BMC Struct Biol. 2008 Mar 17;8:18. doi: 10.1186/1472-6807-8-18.
Multiple protein templates are commonly used in manual protein structure prediction. However, few automated algorithms of selecting and combining multiple templates are available.
Here we develop an effective multi-template combination algorithm for protein comparative modeling. The algorithm selects templates according to the similarity significance of the alignments between template and target proteins. It combines the whole template-target alignments whose similarity significance score is close to that of the top template-target alignment within a threshold, whereas it only takes alignment fragments from a less similar template-target alignment that align with a sizable uncovered region of the target. We compare the algorithm with the traditional method of using a single top template on the 45 comparative modeling targets (i.e. easy template-based modeling targets) used in the seventh edition of Critical Assessment of Techniques for Protein Structure Prediction (CASP7). The multi-template combination algorithm improves the GDT-TS scores of predicted models by 6.8% on average. The statistical analysis shows that the improvement is significant (p-value < 10-4). Compared with the ideal approach that always uses the best template, the multi-template approach yields only slightly better performance. During the CASP7 experiment, the preliminary implementation of the multi-template combination algorithm (FOLDpro) was ranked second among 67 servers in the category of high-accuracy structure prediction in terms of GDT-TS measure.

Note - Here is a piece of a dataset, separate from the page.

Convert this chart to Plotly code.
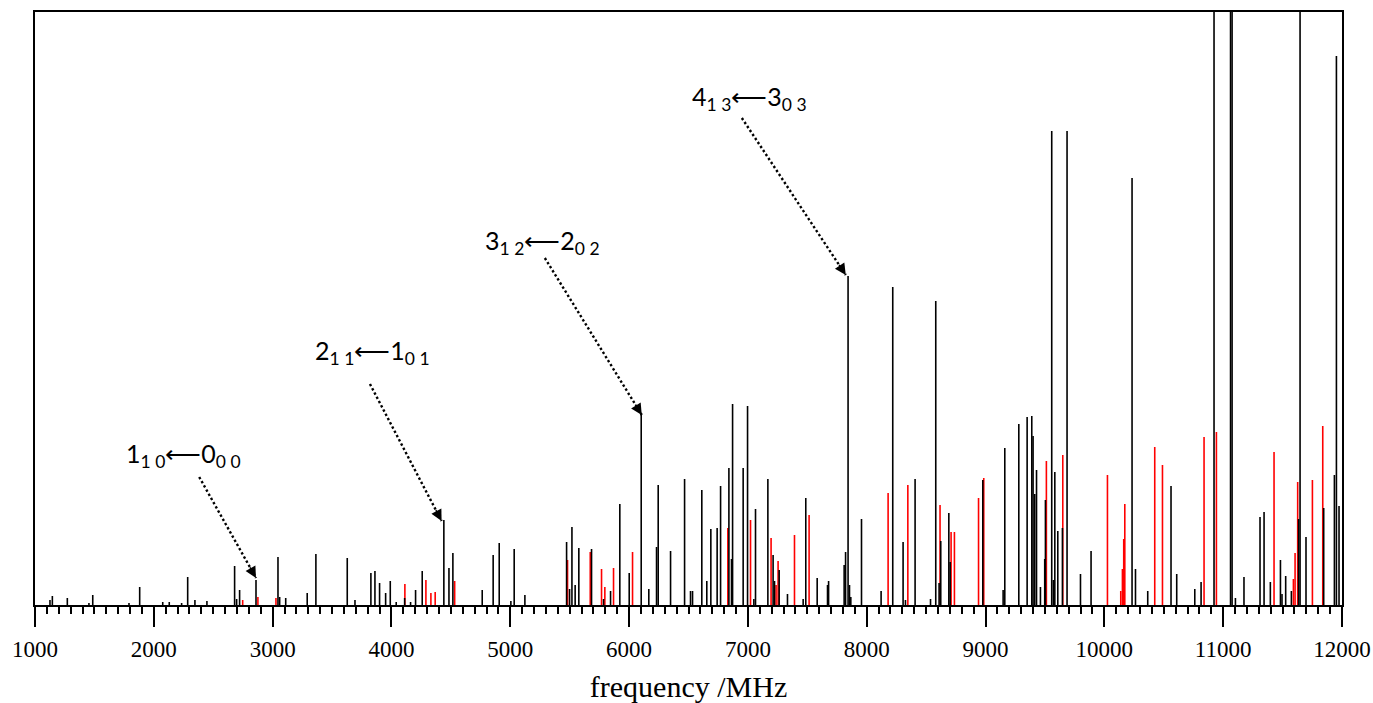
import plotly.graph_objects as go

# ---------------- data (frequency in MHz, relative intensity) ----------------
black_freq = [1126, 1146, 1272, 1454, 1486, 1791, 1881, 2075, 2130, 2234, 2285, 2346, 2447,
              2680, 2697, 2722, 2860, 3045, 3059, 3110, 3291, 3364, 3628, 3693, 3827, 3861,
              3900, 3951, 3990, 4040, 4111, 4161, 4203, 4259, 4441, 4484, 4517, 4764, 4856,
              4907, 5005, 5033, 5123, 5474, 5499, 5519, 5546, 5577, 5684, 5785, 5844, 5922,
              6001, 6102, 6166, 6231, 6245, 6349, 6467, 6517, 6534, 6612, 6654, 6688, 6741,
              6770, 6840, 6862, 6871, 6960, 6997, 7050, 7064, 7168, 7212, 7224, 7263, 7333,
              7465, 7487, 7583, 7670, 7679, 7810, 7822, 7843, 7855, 7866, 7956, 8121, 8219,
              8306, 8326, 8407, 8537, 8581, 8609, 8623, 8691, 8702, 8977, 9148, 9162, 9280,
              9350, 9389, 9400, 9414, 9429, 9462, 9498, 9504, 9557, 9571, 9583, 9608, 9647,
              9686, 9799, 9888, 10233, 10262, 10365, 10561, 10609, 10761, 10814, 10923, 11062,
              11075, 11103, 11175, 11310, 11344, 11397, 11482, 11495, 11526, 11574, 11635,
              11647, 11697, 11846, 11936, 11953, 11975]
black_int = [5, 9, 7, 2, 10, 2, 18, 3, 3, 2, 28, 5, 4,
             39, 6, 15, 25, 48, 8, 7, 12, 51, 47, 5, 32, 34,
             22, 12, 24, 3, 7, 3, 15, 34, 85, 37, 52, 15, 50,
             62, 4, 56, 10, 63, 16, 78, 20, 57, 56, 6, 14, 101,
             32, 191, 16, 58, 120, 54, 126, 14, 14, 115, 24, 76, 77,
             119, 137, 46, 201, 137, 199, 6, 96, 126, 50, 24, 35, 11,
             6, 107, 27, 20, 24, 40, 53, 329, 20, 8, 86, 14, 318,
             63, 5, 126, 6, 304, 22, 64, 92, 43, 125, 15, 157, 181,
             188, 189, 169, 111, 135, 18, 46, 105, 474, 25, 133, 74, 77,
             474, 31, 54, 427, 36, 14, 119, 31, 16, 23, 700, 720,
             680, 7, 28, 88, 93, 23, 45, 11, 29, 14, 86,
             650, 68, 97, 130, 549, 99]

red_freq = [2748, 2876, 3028, 4113, 4290, 4332, 4368, 4532, 5482, 5673, 5768, 5796, 5869,
            6029, 6831, 7022, 7195, 7237, 7254, 7392, 7515, 8180, 8346, 8617, 8710, 8738,
            8941, 8985, 9512, 9650, 10026, 10138, 10152, 10163, 10172, 10424, 10489, 10839,
            10943, 11428, 11591, 11605, 11627, 11751, 11838]
red_int = [5, 8, 7, 21, 25, 12, 13, 24, 45, 53, 36, 18, 37,
           53, 77, 85, 67, 20, 44, 70, 90, 112, 120, 100, 73, 73,
           107, 127, 144, 150, 130, 14, 36, 66, 101, 158, 140, 168,
           173, 153, 26, 52, 123, 125, 179]

tick_vals = [1000, 2000, 3000, 4000, 5000, 6000, 7000, 8000, 9000, 10000, 11000, 12000]
tick_text = [str(v) for v in tick_vals]

labels = ["1<sub>1 0</sub>⟵0<sub>0 0</sub>",
          "2<sub>1 1</sub>⟵1<sub>0 1</sub>",
          "3<sub>1 2</sub>⟵2<sub>0 2</sub>",
          "4<sub>1 3</sub>⟵3<sub>0 3</sub>"]


def sticks(freqs, ints):
    xs, ys = [], []
    for f, i in zip(freqs, ints):
        xs += [f, f, None]
        ys += [0, i, None]
    return xs, ys


fig = go.Figure()
bx, by = sticks(black_freq, black_int)
rx, ry = sticks(red_freq, red_int)
fig.add_trace(go.Scatter(x=rx, y=ry, mode="lines", line=dict(color="#ff0000", width=1.6),
                         hoverinfo="skip", showlegend=False))
fig.add_trace(go.Scatter(x=bx, y=by, mode="lines", line=dict(color="black", width=1.6),
                         hoverinfo="skip", showlegend=False))

# annotation layout: (text centre x, text centre y, tail x, tail y, tip x, tip y) in data units
ann_geom = [
    (2249, 150, 2382, 128, 2860, 27),
    (3840, 253, 3819, 221, 4422, 84),
    (5274, 363, 5291, 347, 6107, 190),
    (7012, 507, 6949, 487, 7824, 330),
]
px_per_mhz = 1307.3 / 11000.0
for lab, (tx, ty, x0, y0, x1, y1) in zip(labels, ann_geom):
    fig.add_annotation(x=tx, y=ty, text=lab, showarrow=False, xanchor="center", yanchor="middle",
                       font=dict(family="Lato", size=25, color="black"))
    fig.add_shape(type="line", x0=x0, y0=y0, x1=x1, y1=y1, xref="x", yref="y",
                  line=dict(color="black", width=2.4, dash="2.4px,2.4px"))
    dxp = (x1 - x0) * px_per_mhz
    dyp = (y1 - y0)
    L = (dxp ** 2 + dyp ** 2) ** 0.5
    fig.add_annotation(x=x1, y=y1, ax=-dxp / L * 14, ay=dyp / L * 14, axref="pixel", ayref="pixel",
                       text="", showarrow=True, arrowhead=2, arrowsize=1.6, arrowwidth=1.4,
                       arrowcolor="black")

serif = "Liberation Serif, Times New Roman, serif"
fig.update_layout(
    width=1373, height=703,
    margin=dict(l=35, r=31, t=12, b=98, autoexpand=False),
    paper_bgcolor="white", plot_bgcolor="white",
    showlegend=False,
    xaxis=dict(range=[1000, 12000], tickvals=tick_vals, ticktext=tick_text, automargin=False,
               ticks="outside", ticklen=20, tickwidth=1.5, tickcolor="black",
               minor=dict(dtick=100, ticks="outside", ticklen=7, tickwidth=1.5, tickcolor="black"),
               showline=True, linecolor="black", linewidth=1.5, mirror=True,
               showgrid=False, zeroline=False, ticklabelstandoff=3,
               tickfont=dict(family=serif, size=23, color="black"),
               title=dict(text="frequency /MHz", font=dict(family=serif, size=30, color="black"),
                          standoff=15)),
    yaxis=dict(range=[0, 593], showticklabels=False, ticks="", showgrid=False, zeroline=False,
               automargin=False,
               showline=True, linecolor="black", linewidth=1.5, mirror=True),
)

fig.write_html("out.html")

We have developed a novel multi-template algorithm to improve protein comparative modeling.
在蛋白质结构预测中,多模板法是一种常用的人工预测方法。然而,目前能自动选择并组合多个模板的算法却很少。
我们开发了一种有效的蛋白质比较建模多模板组合算法。该算法根据模板与目标蛋白比对的相似性显著性来选择模板。它会组合那些相似性显著性得分在阈值范围内且接近最优模板-目标比对得分的完整模板-目标比对,而对于相似度较低的模板-目标比对,仅采用与目标蛋白较大未覆盖区域比对的比对片段。我们将该算法与在蛋白质结构预测技术关键评估(CASP7)第七版中使用的45个比较建模目标(即基于模板的简单建模目标)上使用单一最优模板的传统方法进行了比较。多模板组合算法使预测模型的GDT-TS得分平均提高了6.8%。统计分析表明这种提高具有显著性(p值<10-4)。与始终使用最佳模板的理想方法相比,多模板方法的性能仅略优。在CASP7实验中,多模板组合算法的初步实现(FOLDpro)在基于GDT-TS度量的高精度结构预测类别中,在67个服务器中排名第二。
我们开发了一种新型多模板算法来改进蛋白质比较建模。